WHAT YOU ARE ASKED TO DO:
Count how many lines of the material contain the string "this", then give that number and nothing more.

________________________________________

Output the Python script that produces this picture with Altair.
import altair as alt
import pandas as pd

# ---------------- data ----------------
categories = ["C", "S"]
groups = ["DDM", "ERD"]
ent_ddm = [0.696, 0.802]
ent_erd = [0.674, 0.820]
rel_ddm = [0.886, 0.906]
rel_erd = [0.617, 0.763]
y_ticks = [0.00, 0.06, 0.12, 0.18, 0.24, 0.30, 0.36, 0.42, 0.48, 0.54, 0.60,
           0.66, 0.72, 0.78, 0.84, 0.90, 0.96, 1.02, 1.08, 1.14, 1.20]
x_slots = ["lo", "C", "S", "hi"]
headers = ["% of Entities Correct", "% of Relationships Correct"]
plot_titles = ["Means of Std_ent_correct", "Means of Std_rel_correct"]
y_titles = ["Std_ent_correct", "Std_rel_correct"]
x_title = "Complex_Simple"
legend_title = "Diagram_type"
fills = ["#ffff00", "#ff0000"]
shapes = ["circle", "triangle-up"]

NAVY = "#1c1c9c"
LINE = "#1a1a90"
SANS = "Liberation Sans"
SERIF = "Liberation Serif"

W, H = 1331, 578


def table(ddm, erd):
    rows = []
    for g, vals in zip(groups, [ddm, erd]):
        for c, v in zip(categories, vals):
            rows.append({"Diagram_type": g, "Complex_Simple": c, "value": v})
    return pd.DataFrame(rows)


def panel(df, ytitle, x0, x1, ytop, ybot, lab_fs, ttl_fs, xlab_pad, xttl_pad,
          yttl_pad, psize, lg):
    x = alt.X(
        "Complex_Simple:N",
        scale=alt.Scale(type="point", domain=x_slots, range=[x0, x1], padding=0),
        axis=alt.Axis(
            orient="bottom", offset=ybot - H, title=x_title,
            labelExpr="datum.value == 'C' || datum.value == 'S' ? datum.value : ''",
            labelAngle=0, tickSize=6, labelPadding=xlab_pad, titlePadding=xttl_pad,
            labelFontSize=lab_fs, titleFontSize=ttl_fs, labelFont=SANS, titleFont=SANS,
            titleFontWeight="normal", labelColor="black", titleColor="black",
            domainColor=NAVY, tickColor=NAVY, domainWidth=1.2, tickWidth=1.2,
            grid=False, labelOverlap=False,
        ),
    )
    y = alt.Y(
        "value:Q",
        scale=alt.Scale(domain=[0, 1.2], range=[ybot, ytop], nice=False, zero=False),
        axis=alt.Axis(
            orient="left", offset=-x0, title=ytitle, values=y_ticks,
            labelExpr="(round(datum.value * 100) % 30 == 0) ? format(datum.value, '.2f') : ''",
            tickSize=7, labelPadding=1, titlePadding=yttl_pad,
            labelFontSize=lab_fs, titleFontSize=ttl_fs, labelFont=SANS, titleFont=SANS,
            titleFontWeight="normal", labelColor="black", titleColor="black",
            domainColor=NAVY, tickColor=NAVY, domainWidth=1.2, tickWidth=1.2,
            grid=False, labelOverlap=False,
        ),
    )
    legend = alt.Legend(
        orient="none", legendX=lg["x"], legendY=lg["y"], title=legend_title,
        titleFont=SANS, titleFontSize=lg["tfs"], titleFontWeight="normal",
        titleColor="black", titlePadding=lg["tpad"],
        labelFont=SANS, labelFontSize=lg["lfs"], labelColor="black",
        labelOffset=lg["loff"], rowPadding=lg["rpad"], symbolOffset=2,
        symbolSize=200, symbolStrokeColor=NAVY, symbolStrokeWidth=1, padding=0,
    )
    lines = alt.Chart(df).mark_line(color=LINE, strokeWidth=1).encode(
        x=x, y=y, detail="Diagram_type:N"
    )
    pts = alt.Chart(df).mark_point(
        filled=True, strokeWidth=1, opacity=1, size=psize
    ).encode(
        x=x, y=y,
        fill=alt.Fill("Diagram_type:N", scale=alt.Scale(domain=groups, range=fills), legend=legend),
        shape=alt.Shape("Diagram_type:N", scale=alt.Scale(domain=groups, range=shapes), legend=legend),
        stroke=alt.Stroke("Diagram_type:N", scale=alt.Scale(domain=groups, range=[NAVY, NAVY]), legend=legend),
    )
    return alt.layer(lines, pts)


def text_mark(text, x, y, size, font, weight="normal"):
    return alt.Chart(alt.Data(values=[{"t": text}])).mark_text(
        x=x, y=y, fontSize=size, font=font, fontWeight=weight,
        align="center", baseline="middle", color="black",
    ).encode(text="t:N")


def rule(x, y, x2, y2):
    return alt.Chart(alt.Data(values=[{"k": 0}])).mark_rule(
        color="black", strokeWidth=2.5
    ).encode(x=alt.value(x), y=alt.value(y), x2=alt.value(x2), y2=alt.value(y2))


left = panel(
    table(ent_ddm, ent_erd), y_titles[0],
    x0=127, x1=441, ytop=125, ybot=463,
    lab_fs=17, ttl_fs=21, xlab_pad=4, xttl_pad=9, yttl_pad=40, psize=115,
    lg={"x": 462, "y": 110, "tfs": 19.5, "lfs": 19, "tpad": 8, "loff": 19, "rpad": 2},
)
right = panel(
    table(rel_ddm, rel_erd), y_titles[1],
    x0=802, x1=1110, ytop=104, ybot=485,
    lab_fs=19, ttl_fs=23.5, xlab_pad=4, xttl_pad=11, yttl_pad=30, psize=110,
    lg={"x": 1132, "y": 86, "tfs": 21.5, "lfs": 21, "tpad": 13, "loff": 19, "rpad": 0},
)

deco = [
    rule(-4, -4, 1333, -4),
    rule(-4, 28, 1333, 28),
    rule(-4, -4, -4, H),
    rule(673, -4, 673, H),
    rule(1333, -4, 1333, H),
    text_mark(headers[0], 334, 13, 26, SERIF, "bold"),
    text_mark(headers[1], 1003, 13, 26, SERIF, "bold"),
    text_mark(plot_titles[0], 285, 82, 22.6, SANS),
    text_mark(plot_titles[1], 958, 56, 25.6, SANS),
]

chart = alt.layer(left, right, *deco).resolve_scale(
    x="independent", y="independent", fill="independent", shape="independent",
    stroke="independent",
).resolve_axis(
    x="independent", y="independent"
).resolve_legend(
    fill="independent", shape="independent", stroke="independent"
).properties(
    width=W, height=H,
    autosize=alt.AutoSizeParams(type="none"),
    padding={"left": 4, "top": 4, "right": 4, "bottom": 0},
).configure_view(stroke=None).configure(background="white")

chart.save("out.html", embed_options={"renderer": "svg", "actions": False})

________________________________________

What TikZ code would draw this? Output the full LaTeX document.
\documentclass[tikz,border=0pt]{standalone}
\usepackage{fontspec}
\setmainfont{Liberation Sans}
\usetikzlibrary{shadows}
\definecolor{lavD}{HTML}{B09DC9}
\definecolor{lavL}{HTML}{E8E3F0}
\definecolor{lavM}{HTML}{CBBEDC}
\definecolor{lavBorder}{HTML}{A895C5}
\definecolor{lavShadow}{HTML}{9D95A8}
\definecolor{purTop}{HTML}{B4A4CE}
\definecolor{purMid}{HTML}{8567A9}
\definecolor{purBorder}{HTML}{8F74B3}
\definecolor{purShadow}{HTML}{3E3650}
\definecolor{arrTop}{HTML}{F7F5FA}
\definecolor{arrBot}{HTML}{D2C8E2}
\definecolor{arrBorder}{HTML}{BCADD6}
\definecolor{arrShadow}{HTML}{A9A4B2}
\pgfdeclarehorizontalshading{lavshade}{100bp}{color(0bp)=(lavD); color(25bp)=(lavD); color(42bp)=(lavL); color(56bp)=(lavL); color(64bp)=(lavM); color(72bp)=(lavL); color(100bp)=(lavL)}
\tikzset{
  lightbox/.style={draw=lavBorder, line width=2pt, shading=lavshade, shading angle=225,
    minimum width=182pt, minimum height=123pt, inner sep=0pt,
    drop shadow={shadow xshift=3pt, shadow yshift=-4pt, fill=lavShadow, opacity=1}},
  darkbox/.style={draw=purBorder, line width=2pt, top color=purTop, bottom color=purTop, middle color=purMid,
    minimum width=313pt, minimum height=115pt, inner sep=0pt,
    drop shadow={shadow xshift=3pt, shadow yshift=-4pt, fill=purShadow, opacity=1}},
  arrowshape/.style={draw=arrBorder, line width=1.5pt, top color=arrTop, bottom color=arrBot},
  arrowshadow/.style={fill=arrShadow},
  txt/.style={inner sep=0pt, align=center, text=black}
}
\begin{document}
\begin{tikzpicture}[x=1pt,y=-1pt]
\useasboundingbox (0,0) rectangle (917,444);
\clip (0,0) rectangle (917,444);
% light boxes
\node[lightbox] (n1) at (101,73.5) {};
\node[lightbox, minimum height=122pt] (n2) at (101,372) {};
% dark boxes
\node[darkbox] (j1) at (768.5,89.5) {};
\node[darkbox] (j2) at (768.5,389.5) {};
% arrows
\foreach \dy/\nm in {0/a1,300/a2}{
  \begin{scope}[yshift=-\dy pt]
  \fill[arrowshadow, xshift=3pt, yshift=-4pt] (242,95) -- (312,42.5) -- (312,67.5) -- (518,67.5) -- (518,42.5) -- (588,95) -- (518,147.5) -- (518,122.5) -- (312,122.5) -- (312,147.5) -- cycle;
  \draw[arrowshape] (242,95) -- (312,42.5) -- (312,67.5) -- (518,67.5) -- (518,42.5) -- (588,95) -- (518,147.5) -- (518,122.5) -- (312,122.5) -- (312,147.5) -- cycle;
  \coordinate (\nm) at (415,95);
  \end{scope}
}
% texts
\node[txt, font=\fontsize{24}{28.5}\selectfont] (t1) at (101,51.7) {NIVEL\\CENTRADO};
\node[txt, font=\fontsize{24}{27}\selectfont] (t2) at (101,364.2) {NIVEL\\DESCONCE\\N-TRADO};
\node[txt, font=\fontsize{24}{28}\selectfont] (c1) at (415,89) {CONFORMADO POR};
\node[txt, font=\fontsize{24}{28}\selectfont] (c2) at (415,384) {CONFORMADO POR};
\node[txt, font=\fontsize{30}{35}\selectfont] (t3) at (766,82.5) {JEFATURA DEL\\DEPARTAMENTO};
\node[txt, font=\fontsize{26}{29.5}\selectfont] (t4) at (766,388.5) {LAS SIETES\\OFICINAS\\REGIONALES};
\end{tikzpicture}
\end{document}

________________________________________

THE RESPONSE:
2